MEDINA, Ohio -- Medina residents are speaking out after a superintendent stopped a prayer chain at school, decided that it violated laws separating church and state.
A weekly bulletin from the A.I. Root Middle School listed several school-related happenings, along with a note about a prayer chain. It said if people wanted to join, they could email the principal.
A number of people in the community were dealing with tragedies and coping with hardships. The chain started small and was growing.
"Our intention was never to offend anyone on the staff," said Principal Chad Wise. "That's the last thing, certainly, that we would want to do. But we wanted to provide that opportunity for staff members who wanted to support one another."
But after the bulletin went out, however, some felt uncomfortable of the notion that church and state need to be separate.
Superintendent Dave Knight said he has no issue with prayer chains, but did work to end this one.
"As soon as we, what I call 'systemize' the chain, that's inappropriate when we use any form of district resources.
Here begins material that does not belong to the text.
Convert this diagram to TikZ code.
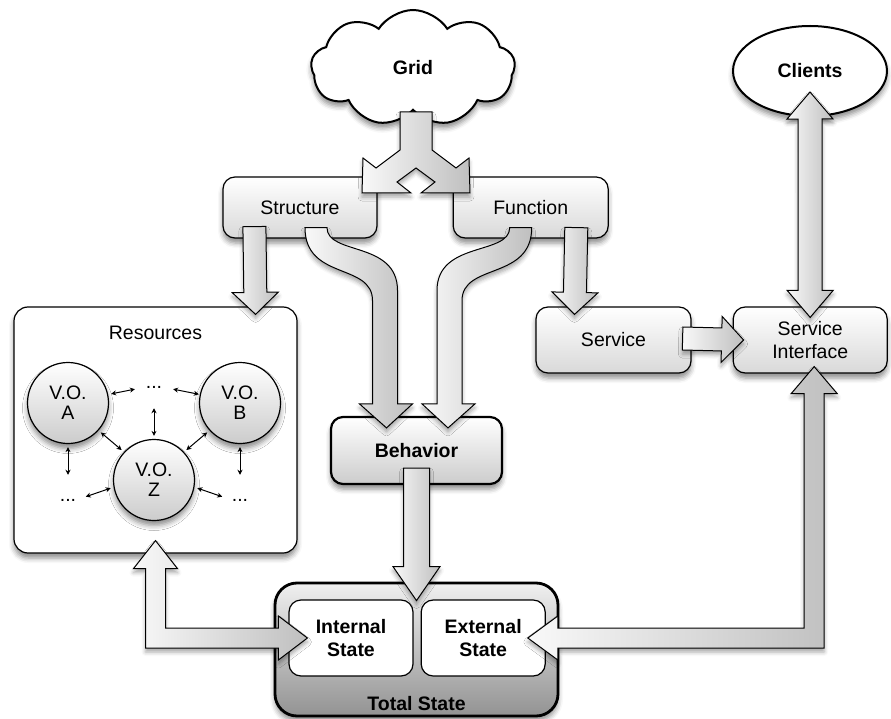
\documentclass[tikz,border=0pt]{standalone}
\usepackage{fontspec}
\setmainfont{Liberation Sans}
\usepackage{tikz}
\usetikzlibrary{arrows.meta,positioning,calc,shapes.geometric,shapes.symbols,shadows.blur}

\tikzset{
  arrow stem/.store in=\arstem, arrow head/.store in=\arhead, arrow len/.store in=\arlen,
  arrow stem=11.5pt, arrow head=23pt, arrow len=22pt
}

\begin{document}
\begin{tikzpicture}[x=1pt,y=-1pt,font=\fontsize{19.5}{23.5}\selectfont,
  boldlabel/.style={font=\fontsize{19.5}{23.5}\selectfont\bfseries},
  softshadow/.style={blur shadow={shadow xshift=0pt,shadow yshift=-5pt,shadow blur radius=5pt,shadow opacity=45}},
  box/.style={draw,line width=1.2pt,rounded corners=12pt,top color=white,bottom color=gray!30,
              softshadow,align=center,inner sep=0pt},
  vo/.style={circle,draw,line width=1.2pt,top color=white,bottom color=gray!40,minimum size=81pt,
             softshadow,align=center,inner sep=0pt,font=\fontsize{19.5}{20}\selectfont},
  statebox/.style={draw,line width=1.2pt,rounded corners=12pt,fill=white,align=center,
                   minimum width=124pt,minimum height=76pt,boldlabel},
  dots/.style={inner sep=0pt},
  link/.style={{Stealth[length=5pt,width=5pt]}-{Stealth[length=5pt,width=5pt]},line width=1pt},
  fatarrow/.style={draw,line width=1pt,left color=gray!5,right color=gray!50,
                   blur shadow={shadow xshift=0pt,shadow yshift=-4pt,shadow blur radius=4pt,shadow opacity=35}},
  fat/.style={fatarrow,to path={
    let \p1=(\tikztostart), \p2=(\tikztotarget),
        \n1={atan2(\y2-\y1,\x2-\x1)}, \n2={veclen(\x2-\x1,\y2-\y1)} in
    ($(\p1)+({\n1+90}:\arstem)$)
    -- ($(\p1)+(\n1:\n2-\arlen)+({\n1+90}:\arstem)$)
    -- ($(\p1)+(\n1:\n2-\arlen)+({\n1+90}:\arhead)$)
    -- (\p2)
    -- ($(\p1)+(\n1:\n2-\arlen)+({\n1-90}:\arhead)$)
    -- ($(\p1)+(\n1:\n2-\arlen)+({\n1-90}:\arstem)$)
    -- ($(\p1)+({\n1-90}:\arstem)$) -- cycle}},
  fatboth/.style={fatarrow,to path={
    let \p1=(\tikztostart), \p2=(\tikztotarget),
        \n1={atan2(\y2-\y1,\x2-\x1)}, \n2={veclen(\x2-\x1,\y2-\y1)} in
    (\p1)
    -- ($(\p1)+(\n1:\arlen)+({\n1+90}:\arhead)$)
    -- ($(\p1)+(\n1:\arlen)+({\n1+90}:\arstem)$)
    -- ($(\p1)+(\n1:\n2-\arlen)+({\n1+90}:\arstem)$)
    -- ($(\p1)+(\n1:\n2-\arlen)+({\n1+90}:\arhead)$)
    -- (\p2)
    -- ($(\p1)+(\n1:\n2-\arlen)+({\n1-90}:\arhead)$)
    -- ($(\p1)+(\n1:\n2-\arlen)+({\n1-90}:\arstem)$)
    -- ($(\p1)+(\n1:\arlen)+({\n1-90}:\arstem)$)
    -- ($(\p1)+(\n1:\arlen)+({\n1-90}:\arhead)$) -- cycle}}]
\useasboundingbox (0,0) rectangle (891,719);

% top row
\node[cloud,cloud puffs=9,cloud puff arc=115,aspect=1.8,draw,line width=2pt,fill=white,softshadow,
      minimum width=204pt,minimum height=116pt,boldlabel] (grid) at (413,68) {Grid};
\node[ellipse,draw,line width=2pt,fill=white,softshadow,minimum width=154pt,minimum height=90pt,
      boldlabel] (clients) at (810,71) {Clients};
\node[box,minimum width=154pt,minimum height=61pt] (structure) at (300,207.5) {Structure};
\node[box,minimum width=155pt,minimum height=61pt,right=75pt of structure] (function) {Function};

% middle row
\node[draw,line width=1.2pt,rounded corners=14pt,fill=white,softshadow,
      minimum width=283pt,minimum height=246pt] (resources) at (155.5,430) {};
\node (restitle) at ([yshift=-26pt]resources.north) {Resources};
\node[box,minimum width=155pt,minimum height=66pt] (service) at (613.5,340) {Service};
\node[box,minimum width=154pt,minimum height=66pt,right=41pt of service] (si) {Service\\Interface};
\node[box,line width=2.2pt,bottom color=gray!40,minimum width=171pt,minimum height=67pt,
      boldlabel] (behavior) at (416.5,450.5) {Behavior};

% virtual organisations
\node[vo] (voA) at (68,403) {V.O.\\A};
\node[vo] (voB) at (240,403) {V.O.\\B};
\node[vo] (voZ) at (154,480) {V.O.\\Z};
\node[dots] (dotsT) at (154,387) {...};
\node[dots] (dotsL) at (68,500) {...};
\node[dots] (dotsR) at (240,500) {...};
\draw[link,shorten <=3pt,shorten >=11pt] (voA.12) -- (dotsT.west);
\draw[link,shorten <=11pt,shorten >=1pt] (dotsT.east) -- (voB.168);
\draw[link,shorten <=20pt,shorten >=3pt] (dotsT.south) -- (voZ.north);
\draw[link,shorten <=3pt,shorten >=3pt] (voA.-42) -- (voZ.137);
\draw[link,shorten <=3pt,shorten >=3pt] (voB.-138) -- (voZ.43);
\draw[link,shorten <=3pt,shorten >=24pt] (voA.south) -- (dotsL.north);
\draw[link,shorten <=3pt,shorten >=24pt] (voB.south) -- (dotsR.north);
\draw[link,shorten <=3pt,shorten >=10pt] (voZ.190) -- (dotsL.east);
\draw[link,shorten <=3pt,shorten >=10pt] (voZ.-10) -- (dotsR.west);

% state
\node[draw,line width=2.8pt,rounded corners=22pt,top color=gray!12,bottom color=gray!85,softshadow,
      minimum width=283pt,minimum height=133pt] (total) at (416.5,649.5) {};
\node[boldlabel] (totaltitle) at ([yshift=14pt]total.south) {Total State};
\node[statebox] (internal) at (351,638) {Internal\\State};
\node[statebox,right=7pt of internal] (external) {External\\State};

% block arrows
\draw[fatarrow] let \p1=([xshift=3pt,yshift=-44pt]grid.center) in
  ({\x1-16pt},\y1) -- ({\x1-16pt},{\y1-38pt}) -- ({\x1-40pt},{\y1-56pt}) -- ({\x1-53pt},{\y1-46pt})
  -- ({\x1-54pt},{\y1-81pt}) -- ({\x1-5pt},{\y1-81pt}) -- ({\x1-19pt},{\y1-70pt}) -- (\x1,{\y1-56pt})
  -- ({\x1+19pt},{\y1-70pt}) -- ({\x1+5pt},{\y1-81pt}) -- ({\x1+54pt},{\y1-81pt}) -- ({\x1+53pt},{\y1-46pt})
  -- ({\x1+40pt},{\y1-56pt}) -- ({\x1+16pt},{\y1-38pt}) -- ({\x1+16pt},\y1) -- cycle;
\draw[fat] ([xshift=32pt,yshift=12pt]structure.south west) to ([xshift=-42pt,yshift=-8pt]resources.north east);
\draw[fat] ([xshift=-32.5pt,yshift=11pt]function.south east) to ([xshift=-39pt,yshift=-8pt]service.north);
\draw[fat] ([xshift=-9pt,yshift=1.5pt]service.east) to ([xshift=11pt]si.west);
\draw[fatboth,arrow stem=12pt,arrow len=27pt] ([yshift=25pt]clients.south) to ([yshift=-11pt]si.north);
\draw[fat,arrow stem=13pt,arrow head=23.5pt,arrow len=34pt] ([yshift=17pt]behavior.south) to ([yshift=-19pt]total.north);

\draw[fatarrow] let \p1=([xshift=16pt,yshift=11pt]structure.south), \p2=([xshift=-30pt,yshift=-12pt]behavior.north) in
  ({\x1-11pt},\y1) .. controls ({\x1-11pt},{\y1-53pt}) and ({\x2-14pt},{\y1-35pt}) .. ({\x2-14pt},{\y1-73pt})
  -- ({\x2-14pt},{\y2+24pt}) -- ({\x2-27pt},{\y2+24pt}) -- (\p2) -- ({\x2+26pt},{\y2+24pt}) -- ({\x2+11pt},{\y2+24pt})
  -- ({\x2+11pt},{\y1-63pt}) .. controls ({\x2+11pt},{\y1-13pt}) and ({\x1+11pt},{\y1-28pt}) .. ({\x1+11pt},\y1) -- cycle;
\draw[fatarrow] let \p1=([xshift=-10pt,yshift=11pt]function.south), \p2=([xshift=31.5pt,yshift=-12pt]behavior.north) in
  ({\x1+11pt},\y1) .. controls ({\x1+11pt},{\y1-53pt}) and ({\x2+14pt},{\y1-35pt}) .. ({\x2+14pt},{\y1-73pt})
  -- ({\x2+14pt},{\y2+24pt}) -- ({\x2+27pt},{\y2+24pt}) -- (\p2) -- ({\x2-26pt},{\y2+24pt}) -- ({\x2-11pt},{\y2+24pt})
  -- ({\x2-11pt},{\y1-63pt}) .. controls ({\x2-11pt},{\y1-13pt}) and ({\x1-11pt},{\y1-28pt}) .. ({\x1-11pt},\y1) -- cycle;

\draw[fatarrow] let \p1=([yshift=13pt]resources.south), \p2=([xshift=19pt]internal.west) in
  (\p1) -- ({\x1+22pt},{\y1-28pt}) -- ({\x1+10pt},{\y1-28pt}) -- ({\x1+10pt},{\y2+10pt})
  -- ({\x2-29pt},{\y2+10pt}) -- ({\x2-29pt},{\y2+22pt}) -- (\p2)
  -- ({\x2-29pt},{\y2-22pt}) -- ({\x2-29pt},{\y2-10pt}) -- ({\x1-10pt},{\y2-10pt})
  -- ({\x1-10pt},{\y1-28pt}) -- ({\x1-22pt},{\y1-28pt}) -- cycle;
\draw[fatarrow] let \p1=([xshift=4pt,yshift=7pt]si.south), \p2=([xshift=-18pt]external.east) in
  (\p1) -- ({\x1+23pt},{\y1-27pt}) -- ({\x1+10pt},{\y1-27pt}) -- ({\x1+10pt},{\y2-10pt})
  -- ({\x2+30pt},{\y2-10pt}) -- ({\x2+30pt},{\y2-22pt}) -- (\p2)
  -- ({\x2+30pt},{\y2+22pt}) -- ({\x2+30pt},{\y2+10pt}) -- ({\x1-10pt},{\y2+10pt})
  -- ({\x1-10pt},{\y1-27pt}) -- ({\x1-23pt},{\y1-27pt}) -- cycle;
\end{tikzpicture}
\end{document}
That crosses that very clear black and white line."
After a hearing, it was decided that there would be no more A.I. Root Middle School prayer chains using district equipment.
Resident Nancy Finley said she didn't have a problem with the chain.
"My thought was, if you don't want to participate, that's fine. But I see absolutely no harm in doing the prayer chain. I think it personally is a wonderful thing."
Resident Mathew Howley has a different view.
"To do it on school computers and school hardware, that is not appropriate because we are supposed to maintain a separation between church and state," he said.
After the superintendent's decision, the chain continues in a different form. A teacher will run the chain using private computers, personal emails, and on off-school time.